Loyalty Cards and the Purchase-History Trail
Pharmacy loyalty and rewards programs add a lower-tech version of the same exposure. A purchase history that includes prenatal vitamins, smoking cessation products, or a pattern of specific over-the-counter purchases can imply health conditions or life circumstances without a single prescription being involved. These purchase histories are typically governed by the retailer's ordinary privacy policy, not by healthcare-specific rules, since a loyalty card transaction isn't a healthcare service in the way HIPAA defines one.
| Layer | Covered by HIPAA? |
|---|---|
| Your pharmacist and pharmacy's dispensing system | Yes, as a covered entity |
| Pharmacy benefit manager claims processing | Generally yes, as a business associate |
| De-identified data sold to aggregators like IQVIA | Effectively no, once identifiers are stripped |
| Discount/coupon apps not tied to a health plan | Often no, unless separately regulated |
| Pharmacy loyalty and rewards programs | No, governed by ordinary retail privacy policy |
What You Can Actually Do
Reading a discount or telehealth app's privacy policy before you use it for anything sensitive is the single most useful step, specifically checking whether it names third-party advertising platforms as data recipients, the same disclosure the GoodRx case turned on. Declining loyalty program enrollment for pharmacy purchases removes a purchase-history trail with minimal cost. Beyond that, the limit is that prescription data mining at the aggregator level is a long-settled, court-affirmed industry practice, not a loophole waiting to be closed, and the parts you actually control sit at the edges: which apps you use, and what you enroll in.

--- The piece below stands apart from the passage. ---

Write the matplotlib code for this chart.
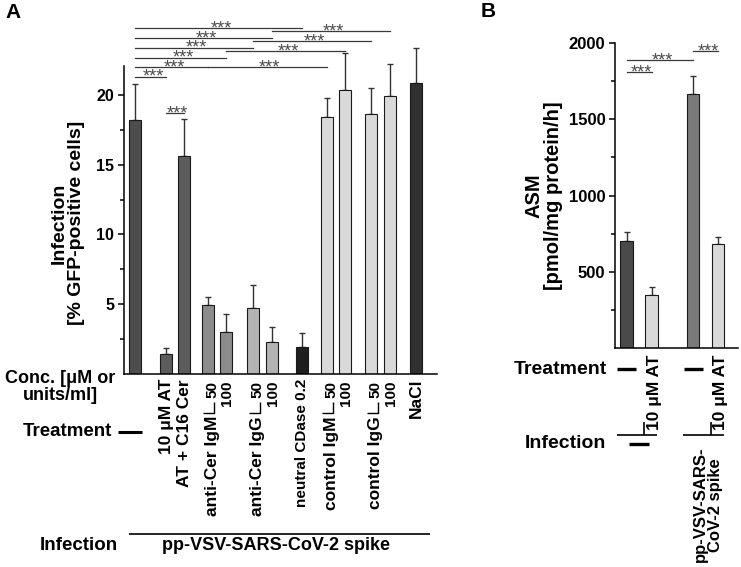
import numpy as np
import matplotlib.pyplot as plt
import matplotlib.transforms as mtransforms
from matplotlib.lines import Line2D

plt.rcParams['font.family'] = ['Liberation Sans', 'DejaVu Sans']
plt.rcParams['font.weight'] = 'bold'

# ---- panel A: infection with pp-VSV-SARS-CoV-2 spike (% GFP-positive cells)
a_treatment = ['—', '10 μM AT', 'AT + C16 Cer', 'anti-Cer IgM', '', 'anti-Cer IgG', '',
               'neutral CDase 0.2', 'control IgM', '', 'control IgG', '', 'NaCl']
a_conc = ['', '', '', '50', '100', '50', '100', '', '50', '100', '50', '100', '']
a_values = [18.22, 1.38, 15.67, 4.95, 2.96, 4.71, 2.24, 1.88, 18.45, 20.4, 18.67, 19.94, 20.9]
a_err = [2.61, 0.48, 2.62, 0.55, 1.30, 1.64, 1.13, 1.01, 1.39, 2.64, 1.89, 2.33, 2.5]
a_colors = ['#4d4d4d', '#5c5c5c', '#5c5c5c', '#8c8c8c', '#8c8c8c', '#b3b3b3', '#b3b3b3',
            '#1f1f1f', '#d9d9d9', '#d9d9d9', '#d9d9d9', '#d9d9d9', '#303030']
# significance brackets: (bar i, bar j, height)
a_sig = [(0, 7, 24.83), (6, 11, 24.62), (0, 6, 24.12), (5, 10, 23.9), (0, 5, 23.42),
         (4, 9, 23.2), (0, 4, 22.72), (0, 3, 22.03), (3, 8, 22.03), (0, 1, 21.35), (1, 2, 18.74)]
a_infection = 'pp-VSV-SARS-CoV-2 spike'

# ---- panel B: ASM activity
b_treatment = ['—', '10 μM AT', '—', '10 μM AT']
b_infection = ['—', 'pp-VSV-SARS-\nCoV-2 spike']   # one per pair of bars
b_values = [701.6, 347.5, 1663.5, 680.0]
b_err = [59.0, 50.5, 121.5, 48.0]
b_colors = ['#4a4a4a', '#d9d9d9', '#7a7a7a', '#d9d9d9']
b_sig = [(0, 1, 1809), (0, 2, 1887), (2, 3, 1946)]

# bar positions (uneven spacing as in the figure)
a_pos = np.array([0, 1.68, 2.65, 3.92, 4.92, 6.38, 7.41, 9.03, 10.35, 11.35, 12.76, 13.76, 15.19])
b_pos = np.array([0, 1, 2.66, 3.66])

W, H = 741, 567
fig = plt.figure(figsize=(W / 100, H / 100), dpi=100)


def fx(x):
    return x / W


def fy(y):
    return 1 - y / H


def box(l, t, r, b):
    return [l / W, 1 - b / H, (r - l) / W, (b - t) / H]


def style(ax, major, minor, fs):
    for s in ['top', 'right']:
        ax.spines[s].set_visible(False)
    for s in ['left', 'bottom']:
        ax.spines[s].set_linewidth(1.1)
    ax.set_yticks(major)
    ax.set_yticks(minor, minor=True)
    ax.set_xticks([])
    ax.tick_params(axis='y', which='major', length=4, width=1.1, pad=3, labelsize=fs)
    ax.tick_params(axis='y', which='minor', length=3, width=1.1)


def bars(ax, pos, vals, err, colors, width):
    ax.bar(pos, vals, width=width, color=colors, edgecolor='#1a1a1a',
           linewidth=0.8, zorder=2)
    eb = ax.errorbar(pos, vals, yerr=[np.zeros(len(vals)), err], fmt='none',
                     ecolor='#333333', elinewidth=1, capsize=2, capthick=1, zorder=1)
    for art in list(eb.lines[1]) + list(eb.lines[2]):
        art.set_clip_on(False)


def sig(ax, pos, pairs):
    for i, j, y in pairs:
        ax.plot([pos[i], pos[j]], [y, y], color='#3a3a3a', lw=0.9, clip_on=False)
        ax.annotate('***', ((pos[i] + pos[j]) / 2, y), xytext=(2, -3.6),
                    textcoords='offset points', ha='center', va='baseline',
                    fontsize=13, fontweight='normal', color='#4a4a4a',
                    annotation_clip=False)


def hline(x, y, trans, lw):
    fig.add_artist(Line2D(x, [fy(v) for v in y], lw=lw, color='k',
                          transform=trans, solid_capstyle='butt'))


# ---------------- panel A
axA = fig.add_axes(box(124, 66, 437, 373.5))
bars(axA, a_pos, a_values, a_err, a_colors, 0.65)
axA.set_xlim(-0.595, 16.32)
axA.set_ylim(0, 22.12)
style(axA, [5, 10, 15, 20], [2.5, 7.5, 12.5, 17.5], 11.5)
sig(axA, a_pos, a_sig)

fig.text(fx(68), fy(223), 'Infection\n[% GFP-positive cells]', rotation=90,
         ha='center', va='center', fontsize=14, linespacing=1.05)

tA = mtransforms.blended_transform_factory(axA.transData, fig.transFigure)
u = 1 / 18.5  # data units per pixel
for p, lab, conc in zip(a_pos, a_treatment, a_conc):
    if lab == '—':
        hline([p - 17 * u, p + 7 * u], [432, 432], tA, 2.2)
    elif lab and conc:
        x = p + 4.6 * u
        fig.text(x, fy(416), lab, transform=tA, rotation=90, ha='center',
                 va='top', fontsize=12.5)
        hline([x - 9 * u, x + 2 * u, x + 2 * u], [413, 413, 402], tA, 1)
    elif lab:
        fs = 11 if lab.startswith('neutral') else 12.5
        fig.text(p, fy(379), lab, transform=tA, rotation=90, ha='center',
                 va='top', fontsize=fs)
    if conc:
        off = 4.6 if conc == '50' else 1
        fig.text(p + off * u, fy(381), conc, transform=tA, rotation=90,
                 ha='center', va='top', fontsize=11)

fig.text(fx(60), fy(387), 'Conc. [μM or\nunits/ml]', ha='center', va='center',
         fontsize=13, linespacing=0.95)
fig.text(fx(112), fy(431), 'Treatment', ha='right', va='center', fontsize=13.5)
fig.text(fx(118), fy(545), 'Infection', ha='right', va='center', fontsize=13.5)
hline([a_pos[0] - 6 * u, a_pos[-1] + 14 * u], [534, 534], tA, 1.2)
fig.text(fx(276.5), fy(545), a_infection, ha='center', va='center', fontsize=13)

# ---------------- panel B
axB = fig.add_axes(box(615, 43, 738, 348))
bars(axB, b_pos, b_values, b_err, b_colors, 0.5)
axB.set_xlim(-0.46, 4.46)
axB.set_ylim(0, 2000)
style(axB, [500, 1000, 1500, 2000], [250, 750, 1250, 1750], 12)
sig(axB, b_pos, b_sig)

fig.text(fx(544), fy(196), 'ASM\n[pmol/mg protein/h]', rotation=90,
         ha='center', va='center', fontsize=14.5, linespacing=1.05)

tB = mtransforms.blended_transform_factory(axB.transData, fig.transFigure)
v = 1 / 25
fig.text(fx(607), fy(369), 'Treatment', ha='right', va='center', fontsize=14)
for p, lab in zip(b_pos, b_treatment):
    if lab == '—':
        hline([p - 9.5 * v, p + 9.5 * v], [369, 369], tB, 2.4)
    else:
        fig.text(p + 3 * v, fy(355), lab, transform=tB, rotation=90,
                 ha='center', va='top', fontsize=12.5)

fig.text(fx(606), fy(444), 'Infection', ha='right', va='center', fontsize=14)
for k, lab in enumerate(b_infection):
    left, right = b_pos[2 * k], b_pos[2 * k + 1]
    mid = (left + right) / 2
    hline([left - 0.4, right + 0.23], [435, 435], tB, 1.2)
    hline([right - 0.3, right - 0.3], [435, 422], tB, 1.2)
    if lab == '—':
        hline([mid - 0.4, mid + 0.4], [444, 444], tB, 2.4)
    else:
        fig.text(mid + 0.1, fy(447), lab, transform=tB, rotation=90,
                 ha='center', va='top', fontsize=12, linespacing=1.0)

fig.text(fx(5), fy(3), 'A', ha='left', va='top', fontsize=15)
fig.text(fx(481), fy(2), 'B', ha='left', va='top', fontsize=15)

fig.savefig('out.png', dpi=100)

Why This Sits Differently Than Other Health Data
Medication data carries an inference problem that plain purchase history doesn't. A fill for an antidepressant, an HIV medication, or a fertility drug reveals a health condition directly, not as a probabilistic guess but as a near-certain fact, since there's usually only one reason someone fills that specific prescription. This is different in kind from the tracking concerns around reproductive health apps, which mostly infer conditions from behavior; a pharmacy fill is closer to a direct diagnosis leak. That's the reason the GoodRx settlement drew more attention than an equivalent case in almost any other data category would have: the data wasn't adjacent to health information, it effectively was health information, moving through a channel most users assumed HIPAA already covered.